So my wife has decided on the course these things usually seem to take: she wants to lose weight, so we are going on a diet. What's interesting about it this time is that, while I'm not too keen on the food portion, I'm all for getting in shape via exercise (which she doesn't want to do at all). We're following the Body for Life program, which I am coming to enjoy and highly recommend. I've actually been doing it for about two weeks now, and its going well. I'm even following along with the meal guidelines pretty well. I'm breaking one rule that most people find important, as I haven't set a specific goal. My goal is to look good, not drop to a certain weight or lift a certain amount or run for a certain period of time. I just want to be able to wear a Superboy t-shirt and do it justice. :) I'm willing to take it day by day and just keep going.

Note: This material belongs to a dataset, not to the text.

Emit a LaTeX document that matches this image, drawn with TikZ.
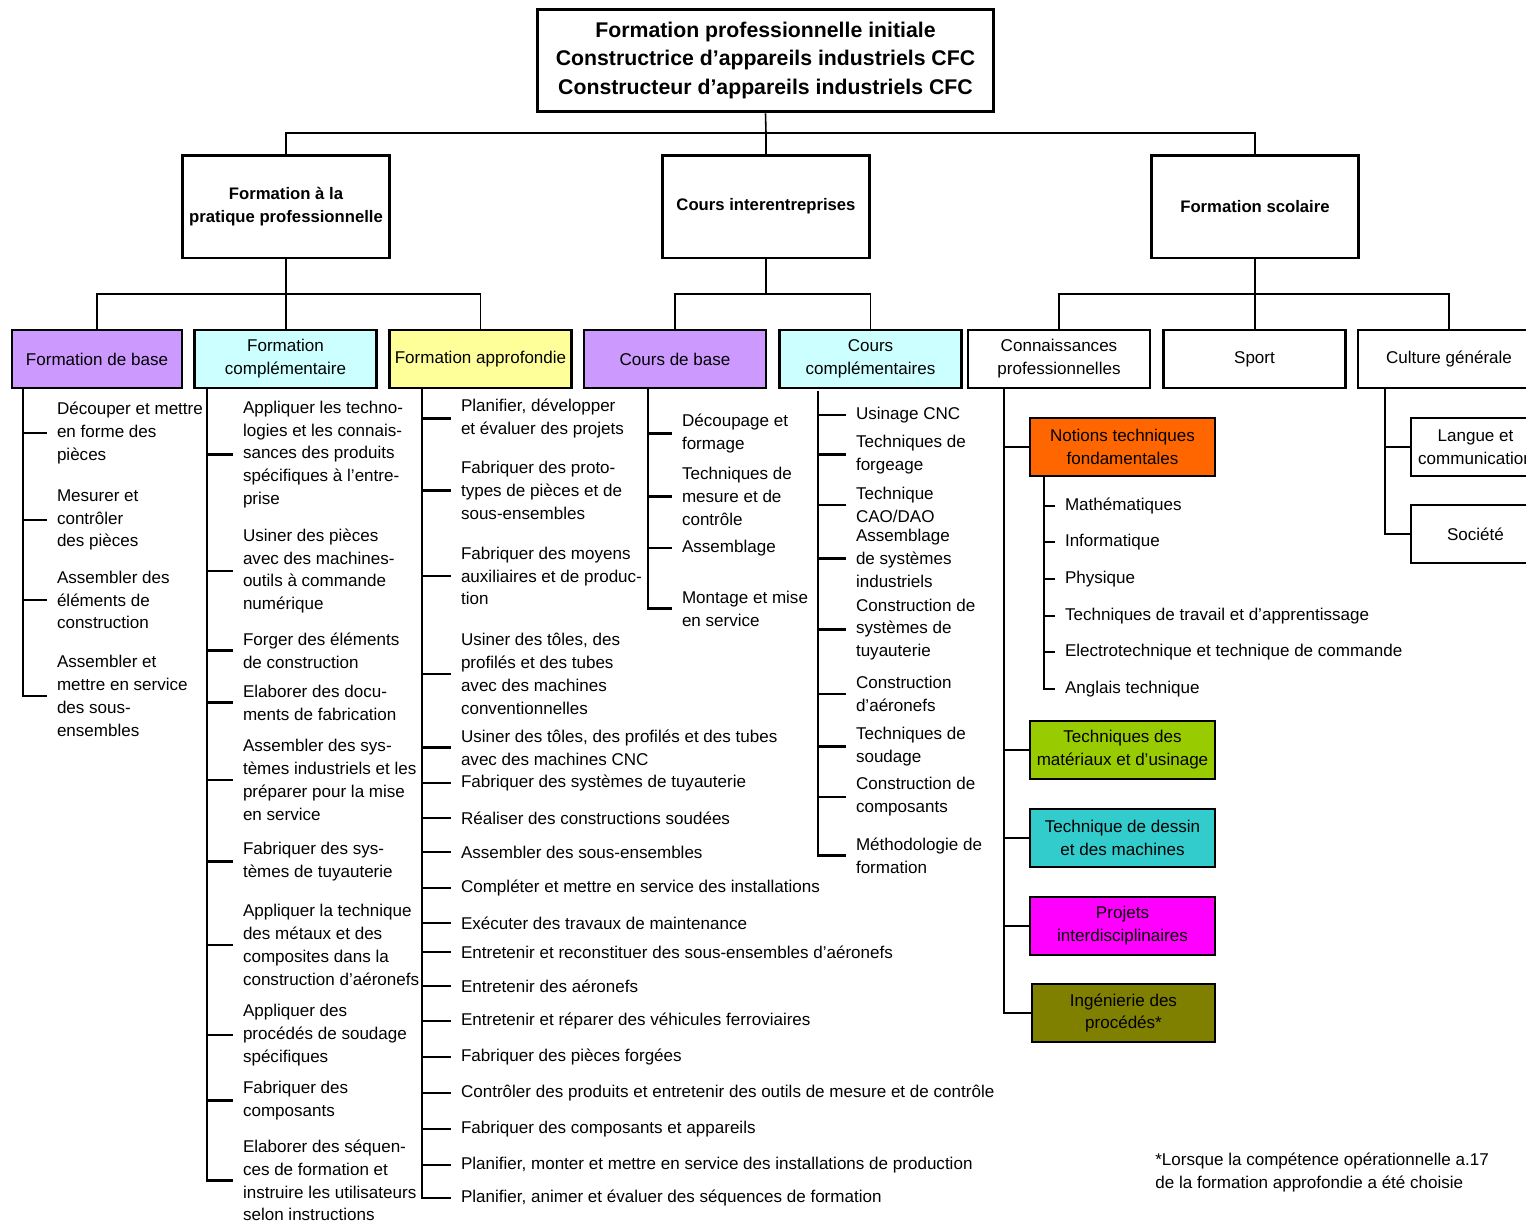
\documentclass[tikz,border=0pt]{standalone}
\usepackage{fontspec}
\setmainfont{Liberation Sans}
\usepackage{xcolor}
\usetikzlibrary{positioning}

\definecolor{lila}{HTML}{CC99FF}
\definecolor{hellcyan}{HTML}{CCFFFF}
\definecolor{hellgelb}{HTML}{FFFF99}
\definecolor{orangebox}{HTML}{FF6600}
\definecolor{gruenbox}{HTML}{99CC00}
\definecolor{tuerkisbox}{HTML}{33CCCC}
\definecolor{magentabox}{HTML}{FF00FF}
\definecolor{olivbox}{HTML}{808000}

\newcommand{\bodyfont}{\fontsize{9.7}{13}\selectfont}

\tikzset{
  topbox/.style={draw, line width=1.7pt, minimum width=9.14cm, minimum height=2.06cm,
    align=center, font=\fontsize{12.1}{16.4}\selectfont\bfseries},
  mainbox/.style={draw, line width=1.7pt, minimum width=4.16cm, minimum height=2.06cm,
    align=center, inner sep=1pt, font=\fontsize{9.5}{13}\selectfont\bfseries},
  subbox/.style={draw, line width=1.2pt, minimum width=3.64cm, minimum height=1.16cm,
    align=center, inner sep=1pt, font=\bodyfont},
  colbox/.style={subbox, minimum width=3.7cm},
  item/.style={anchor=west, align=left, inner xsep=5.5pt, inner ysep=0pt, font=\bodyfont},
  link/.style={line width=0.9pt},
  tick/.style={line width=1.4pt}
}

\begin{document}
\begin{tikzpicture}[x=0.02cm, y=-0.02cm]
  \useasboundingbox (0,0) rectangle (1526,1224);
  \clip (0,0) rectangle (1526,1224);

  % Titre
  \node[topbox] (top) at (765.5,60.5) {Formation professionnelle initiale\\Constructrice d’appareils industriels CFC\\Constructeur d’appareils industriels CFC};

  % Trois lieux de formation
  \node[mainbox] (pp) at (286,206.5) {Formation à la\\pratique professionnelle};
  \node[mainbox] (ci) at (766,206.5) {Cours interentreprises};
  \node[mainbox] (fs) at (1255,206.5) {Formation scolaire};

  \coordinate (j0) at (766,133);
  \draw[link] (top.south) -- (j0);
  \draw[link] (pp.north) |- (j0) -| (fs.north);
  \draw[link] (j0) -- (ci.north);

  % Troisieme niveau
  \node[subbox, fill=lila, minimum width=3.4cm] (fb) at (97,359) {Formation de base};
  \node[subbox, fill=hellcyan] (fc) at (285.5,359) {Formation\\complémentaire};
  \node[subbox, fill=hellgelb] (fa) at (480.5,359) {Formation approfondie};
  \node[subbox, fill=lila] (cb) at (675,359) {Cours de base};
  \node[subbox, fill=hellcyan] (cc) at (870.5,359) {Cours\\complémentaires};
  \node[subbox] (kp) at (1059,359) {Connaissances\\professionnelles};
  \node[subbox] (sp) at (1254.5,359) {Sport};
  \node[subbox] (cg) at (1449,359) {Culture générale};

  \coordinate (j1) at (286,294);
  \draw[link] (pp.south) -- (j1);
  \draw[link] (fb.north) |- (j1) -| (fa.north);
  \draw[link] (j1) -- (j1 |- fc.north);
  \coordinate (j2) at (766,294);
  \draw[link] (ci.south) -- (j2);
  \draw[link] (cb.north) |- (j2) -| (cc.north);
  \coordinate (j3) at (1255,294);
  \draw[link] (fs.south) -- (j3);
  \draw[link] (kp.north) |- (j3) -| (cg.north);
  \draw[link] (j3) -- (j3 |- sp.north);

  % Formation de base
  \node[item] (fb1) at (47,433) {Découper et mettre\\en forme des\\pièces};
  \node[item] (fb2) at (47,520) {Mesurer et\\contrôler\\des pièces};
  \node[item] (fb3) at (47,600) {Assembler des\\éléments de\\construction};
  \node[item] (fb4) at (47,696) {Assembler et\\mettre en service\\des sous-\\ensembles};
  \coordinate (fbs) at (23,388);
  \draw[tick] (fbs) |- (fb4.west) (fbs |- fb1.west) -- (fb1.west)
    (fbs |- fb2.west) -- (fb2.west) (fbs |- fb3.west) -- (fb3.west);

  % Formation complementaire
  \node[item] (fc1) at (233,454.5) {Appliquer les techno-\\logies et les connais-\\sances des produits\\spécifiques à l’entre-\\prise};
  \node[item] (fc2) at (233,571) {Usiner des pièces\\avec des machines-\\outils à commande\\numérique};
  \node[item] (fc3) at (233,650.5) {Forger des éléments\\de construction};
  \node[item] (fc4) at (233,702.5) {Elaborer des docu-\\ments de fabrication};
  \node[item] (fc5) at (233,780) {Assembler des sys-\\tèmes industriels et les\\préparer pour la mise\\en service};
  \node[item] (fc6) at (233,861.5) {Fabriquer des sys-\\tèmes de tuyauterie};
  \node[item] (fc7) at (233,945) {Appliquer la technique\\des métaux et des\\composites dans la\\construction d’aéronefs};
  \node[item] (fc8) at (233,1035) {Appliquer des\\procédés de soudage\\spécifiques};
  \node[item] (fc9) at (233,1100.5) {Fabriquer des\\composants};
  \node[item] (fc10) at (233,1180.5) {Elaborer des séquen-\\ces de formation et\\instruire les utilisateurs\\selon instructions};
  \coordinate (fcs) at (207,388);
  \draw[tick] (fcs) |- (fc10.west) (fcs |- fc1.west) -- (fc1.west)
    (fcs |- fc2.west) -- (fc2.west) (fcs |- fc3.west) -- (fc3.west)
    (fcs |- fc4.west) -- (fc4.west) (fcs |- fc5.west) -- (fc5.west)
    (fcs |- fc6.west) -- (fc6.west) (fcs |- fc7.west) -- (fc7.west)
    (fcs |- fc8.west) -- (fc8.west) (fcs |- fc9.west) -- (fc9.west);

  % Formation approfondie
  \node[item] (fa1) at (451,418.5) {Planifier, développer\\et évaluer des projets};
  \node[item] (fa2) at (451,490.5) {Fabriquer des proto-\\types de pièces et de\\sous-ensembles};
  \node[item] (fa3) at (451,576) {Fabriquer des moyens\\auxiliaires et de produc-\\tion};
  \node[item] (fa4) at (451,674) {Usiner des tôles, des\\profilés et des tubes\\avec des machines\\conventionnelles};
  \node[item] (fa5) at (451,747.5) {Usiner des tôles, des profilés et des tubes\\avec des machines CNC};
  \node[item] (fa6) at (451,783) {Fabriquer des systèmes de tuyauterie};
  \node[item] (fa7) at (451,818) {Réaliser des constructions soudées};
  \node[item] (fa8) at (451,852) {Assembler des sous-ensembles};
  \node[item] (fa9) at (451,888) {Compléter et mettre en service des installations};
  \node[item] (fa10) at (451,923) {Exécuter des travaux de maintenance};
  \node[item] (fa11) at (451,952) {Entretenir et reconstituer des sous-ensembles d’aéronefs};
  \node[item] (fa12) at (451,986) {Entretenir des aéronefs};
  \node[item] (fa13) at (451,1021) {Entretenir et réparer des véhicules ferroviaires};
  \node[item] (fa14) at (451,1057) {Fabriquer des pièces forgées};
  \node[item] (fa15) at (451,1093) {Contrôler des produits et entretenir des outils de mesure et de contrôle};
  \node[item] (fa16) at (451,1129) {Fabriquer des composants et appareils};
  \node[item] (fa17) at (451,1165) {Planifier, monter et mettre en service des installations de production};
  \node[item] (fa18) at (451,1198) {Planifier, animer et évaluer des séquences de formation};
  \coordinate (fas) at (422,388);
  \draw[tick] (fas) |- (fa18.west) (fas |- fa1.west) -- (fa1.west)
    (fas |- fa2.west) -- (fa2.west) (fas |- fa3.west) -- (fa3.west)
    (fas |- fa4.west) -- (fa4.west) (fas |- fa5.west) -- (fa5.west)
    (fas |- fa6.west) -- (fa6.west) (fas |- fa7.west) -- (fa7.west)
    (fas |- fa8.west) -- (fa8.west) (fas |- fa9.west) -- (fa9.west)
    (fas |- fa10.west) -- (fa10.west) (fas |- fa11.west) -- (fa11.west)
    (fas |- fa12.west) -- (fa12.west) (fas |- fa13.west) -- (fa13.west)
    (fas |- fa14.west) -- (fa14.west) (fas |- fa15.west) -- (fa15.west)
    (fas |- fa16.west) -- (fa16.west) (fas |- fa17.west) -- (fa17.west);

  % Cours de base
  \node[item] (cb1) at (672,433.5) {Découpage et\\formage};
  \node[item] (cb2) at (672,496.5) {Techniques de\\mesure et de\\contrôle};
  \node[item] (cb3) at (672,548) {Assemblage};
  \node[item] (cb4) at (672,608.5) {Montage et mise\\en service};
  \coordinate (cbs) at (648,388);
  \draw[tick] (cbs) |- (cb4.west) (cbs |- cb1.west) -- (cb1.west)
    (cbs |- cb2.west) -- (cb2.west) (cbs |- cb3.west) -- (cb3.west);

  % Cours complementaires
  \node[item] (cc1) at (846,415) {Usinage CNC};
  \node[item] (cc2) at (846,454.5) {Techniques de\\forgeage};
  \node[item] (cc3) at (846,505) {Technique\\CAO/DAO};
  \node[item] (cc4) at (846,558.5) {Assemblage\\de systèmes\\industriels};
  \node[item] (cc5) at (846,629.5) {Construction de\\systèmes de\\tuyauterie};
  \node[item] (cc6) at (846,694) {Construction\\d’aéronefs};
  \node[item] (cc7) at (846,746.5) {Techniques de\\soudage};
  \node[item] (cc8) at (846,797) {Construction de\\composants};
  \node[item] (cc9) at (846,855.5) {Méthodologie de\\formation};
  \coordinate (ccs) at (818,391);
  \draw[tick] (ccs) |- (cc9.west) (ccs |- cc1.west) -- (cc1.west)
    (ccs |- cc2.west) -- (cc2.west) (ccs |- cc3.west) -- (cc3.west)
    (ccs |- cc4.west) -- (cc4.west) (ccs |- cc5.west) -- (cc5.west)
    (ccs |- cc6.west) -- (cc6.west) (ccs |- cc7.west) -- (cc7.west)
    (ccs |- cc8.west) -- (cc8.west);

  % Connaissances professionnelles
  \node[colbox, fill=orangebox] (nt) at (1122.5,447) {Notions techniques\\fondamentales};
  \node[colbox, fill=gruenbox] (tm) at (1122.5,750) {Techniques des\\matériaux et d’usinage};
  \node[colbox, fill=tuerkisbox] (td) at (1122.5,838) {Technique de dessin\\et des machines};
  \node[colbox, fill=magentabox] (pi) at (1122.5,926) {Projets\\interdisciplinaires};
  \node[colbox, fill=olivbox, minimum width=3.66cm] (ip) at (1123.5,1013) {Ingénierie des\\procédés*};
  \coordinate (kps) at (1004,388);
  \draw[tick] (kps) |- (ip.west) (kps |- nt.west) -- (nt.west)
    (kps |- tm.west) -- (tm.west) (kps |- td.west) -- (td.west)
    (kps |- pi.west) -- (pi.west);

  \node[item] (nt1) at (1055,506) {Mathématiques};
  \node[item] (nt2) at (1055,542) {Informatique};
  \node[item] (nt3) at (1055,579) {Physique};
  \node[item] (nt4) at (1055,616) {Techniques de travail et d’apprentissage};
  \node[item] (nt5) at (1055,652) {Electrotechnique et technique de commande};
  \node[item] (nt6) at (1055,689) {Anglais technique};
  \coordinate (nts) at (1044,476);
  \draw[link] (nts) |- (nt6.west) (nts |- nt1.west) -- (nt1.west)
    (nts |- nt2.west) -- (nt2.west) (nts |- nt3.west) -- (nt3.west)
    (nts |- nt4.west) -- (nt4.west) (nts |- nt5.west) -- (nt5.west);

  % Culture generale
  \node[subbox, minimum width=2.58cm] (lc) at (1475.5,447) {Langue et\\communication};
  \node[subbox, minimum width=2.58cm] (so) at (1475.5,534) {Société};
  \coordinate (cgs) at (1385,388);
  \draw[tick] (cgs) |- (so.west) (cgs |- lc.west) -- (lc.west);

  % Note
  \node[item, inner xsep=0pt] (note) at (1155,1172.5) {*Lorsque la compétence opérationnelle a.17\\de la formation approfondie a été choisie};
\end{tikzpicture}
\end{document}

What this has led me to is some musing on why I want to do this. I've long since decided that I don't really care what other people think of me personally, except my wife. I suppose in a way I'm doing this for her. I want to be healthy and strong so I can be there for her for a long time, and I want to look good so she'll enjoy looking at me. Of course, she says that's not a problem now, but that's because she loves me.
I think that in part I've been caught up in one of the trends of the nation. Despite all the talk about obesity being an "epidemic" and all the related things, there is a nearly opposite obsession with fitness and being thin (or muscular, depending). If we look at our celebrities, no matter what type they might be, they are almost all relatively fit. We can even look at how much publicity there is around the exercise programs of our Presidents. Now, this isn't necessarily a bad thing, as being healthy is indeed something we should strive for. I just want to make sure I don't go as far as some would have me go. Like most things, I will attempt moderation. No bulging muscles, no ridiculously thin body, just looking good. I've tried before, with limited success. We'll see how this turns out; I think I've got more motivation and determination this time than ever before.
As a side note, I'm really hyped about D&D 4th Edition, and can't wait for June!